The DPJ is threatening to block the renewal of the “anti-terrorism law” that allows the Japanese navy to refuel US and allied warships in Indian Ocean in support of the war in Afghanistan. The law, which is necessary to circumvent the so-called pacifist clause of the Japanese constitution, is due to expire in November. The DPJ has also declared that it will submit a bill aimed at ending the presence of the Japanese air force in Kuwait in support of the US occupation of Iraq.

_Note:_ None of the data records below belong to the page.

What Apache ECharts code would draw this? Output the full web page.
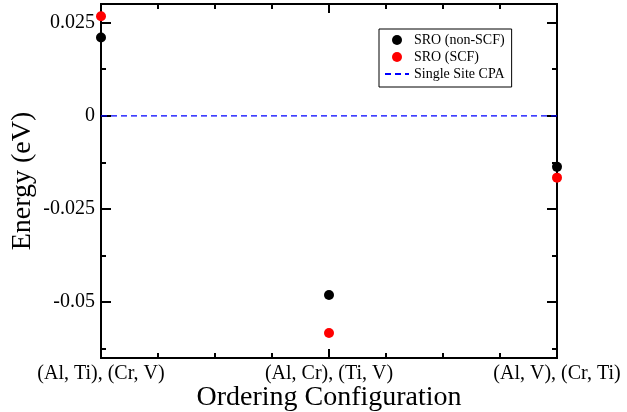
<!DOCTYPE html>
<html>
<head>
<meta charset="utf-8">
<script src="https://cdn.jsdelivr.net/npm/echarts@6/dist/echarts.min.js"></script>
<style>
  html, body { margin: 0; padding: 0; background: #fff; }
  #main { width: 627px; height: 412px; }
</style>
</head>
<body>
<div id="main"></div>
<script>
var categories = ['(Al, Ti), (Cr, V)', '(Al, Cr), (Ti, V)', '(Al, V), (Cr, Ti)'];
var nonScf = [0.0210, -0.0481, -0.0137];
var scf = [0.0267, -0.0583, -0.0166];
var cpaX = [0, 2];
var cpaY = [0, 0];
var yTicks = [-0.05, -0.025, 0, 0.025];
var yMinorTicks = [-0.0625, -0.0375, -0.0125, 0.0125];

var font = 'Liberation Serif';

function pts(vals) {
    return vals.map(function (v, i) { return [i, v]; });
}

function yAxisCfg(pos, ticks, len, labels) {
    return {
        type: 'value',
        position: pos,
        min: -0.065,
        max: 0.03,
        splitLine: { show: false },
        axisLine: { show: true, onZero: false, lineStyle: { color: '#000', width: 2 } },
        axisTick: { show: true, inside: true, length: len, customValues: ticks, lineStyle: { color: '#000', width: 2 } },
        axisLabel: labels ? {
            show: true, customValues: ticks, color: '#000', fontFamily: font, fontSize: 20, margin: 6,
            formatter: function (v) { return v === 0 ? '0' : String(v); }
        } : { show: false }
    };
}

function xAxisCfg(pos) {
    return {
        type: 'value',
        position: pos,
        min: 0,
        max: 2,
        interval: 1,
        splitLine: { show: false },
        axisLine: { onZero: false, lineStyle: { color: '#000', width: 2 } },
        axisTick: { inside: true, length: 9, lineStyle: { color: '#000', width: 2 } },
        minorTick: { show: true, splitNumber: 4, length: 5, lineStyle: { color: '#000', width: 2 } },
        axisLabel: { show: false }
    };
}

var xBottom = xAxisCfg('bottom');
xBottom.name = 'Ordering Configuration';
xBottom.nameLocation = 'middle';
xBottom.nameGap = 26;
xBottom.nameMoveOverlap = false;
xBottom.nameTextStyle = { fontFamily: font, fontSize: 28, color: '#000' };
xBottom.axisLabel = {
    show: true, color: '#000', fontFamily: font, fontSize: 20, margin: 6,
    formatter: function (v) { return categories[v] || ''; }
};

option = {
    animation: false,
    grid: { left: 101, top: 4, right: 70, bottom: 54, outerBoundsMode: 'none', containLabel: false },
    legend: {
        orient: 'vertical',
        left: 379,
        top: 29,
        padding: [4, 7, 6, 5],
        borderColor: '#000',
        borderWidth: 1,
        itemWidth: 24,
        itemHeight: 10,
        itemGap: 3,
        textStyle: { fontFamily: font, fontSize: 14, lineHeight: 14, color: '#000' },
        data: [
            { name: 'SRO (non-SCF)', icon: 'circle' },
            { name: 'SRO (SCF)', icon: 'circle' },
            { name: 'Single Site CPA', itemStyle: { opacity: 0 } }
        ]
    },
    xAxis: [xBottom, xAxisCfg('top')],
    yAxis: [
        Object.assign(yAxisCfg('left', yTicks, 10, true), {
            name: 'Energy (eV)',
            nameLocation: 'middle',
            nameGap: 64,
            nameMoveOverlap: false,
            nameRotate: 90,
            nameTextStyle: { fontFamily: font, fontSize: 28, color: '#000' }
        }),
        yAxisCfg('left', yMinorTicks, 5, false),
        yAxisCfg('right', yTicks, 10, false),
        yAxisCfg('right', yMinorTicks, 5, false)
    ],
    series: [
        {
            name: 'Single Site CPA',
            type: 'line',
            symbol: 'none',
            color: '#0000ff',
            lineStyle: { color: '#0000ff', width: 1.3, type: [6, 4] },
            data: cpaX.map(function (x, i) { return [x, cpaY[i]]; }),
            z: 1
        },
        {
            name: 'SRO (non-SCF)',
            type: 'scatter',
            symbolSize: 10,
            color: '#000000',
            itemStyle: { opacity: 1 },
            clip: false,
            data: pts(nonScf),
            z: 3
        },
        {
            name: 'SRO (SCF)',
            type: 'scatter',
            symbolSize: 10,
            color: '#ff0000',
            itemStyle: { opacity: 1 },
            clip: false,
            data: pts(scf),
            z: 3
        }
    ]
};

var chartDom = document.getElementById('main');
var myChart = echarts.init(chartDom);
myChart.setOption(option);
</script>
</body>
</html>
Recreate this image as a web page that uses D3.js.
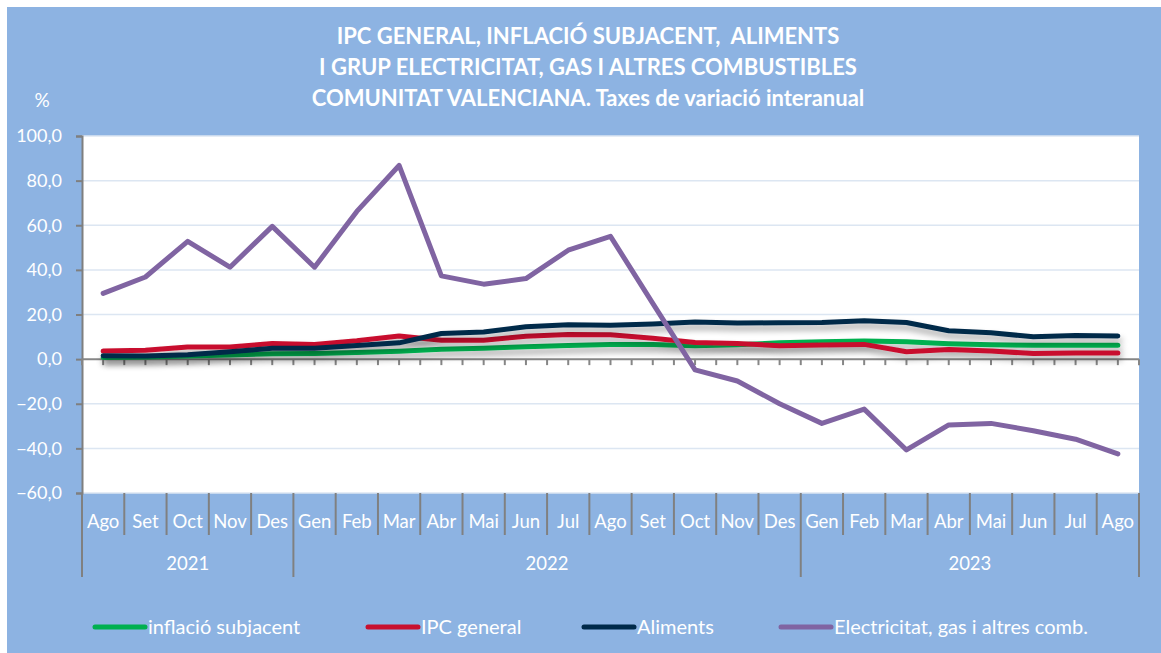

In a bid to reach a working arrangement with the DJP, Abe appointed Toshihiro Nikai and Nobuteru Ishihara to key party posts. Nikai and Ishihara are known for their close connections to Ozawa and the DPJ, which was formed in the 1990s from LDP breakaway factions. Nikai has been appointed chairman of LDP General Council and Ishihara as chairman of the party’s Policy Research Council. Their installation, however, is unlikely to head off clashes between the government and the opposition or to stem the LDP’s political crisis as it prepares for lower house elections due next year.

Aso appears to be positioning himself as Abe’s successor in more ways than one, by trying to take a leaf out of Koizumi’s book. In a rather absurd attempt to attract a following among young people, he has publicised his love of manga or Japanese comic books and his nickname—“Rozen Aso” after his favourite manga “Rozen Maiden”. He proudly claims to read 10-20 comics a week. During last year’s contest for the LDP president, the 66-year-old Aso spoke at Akihabara, Tokyo’s “hang out” district for young people to shop for electronics, computer games, comics and fashion goods.

Whether or not Aso replaces Abe, he is hardly likely to be able to reproduce Koizumi’s political confidence trickery. It is far more likely that the LDP will plunge back into a period of political instability and bitter infighting in the face of deeply-felt public opposition to its right-wing policies and their social and economic impact.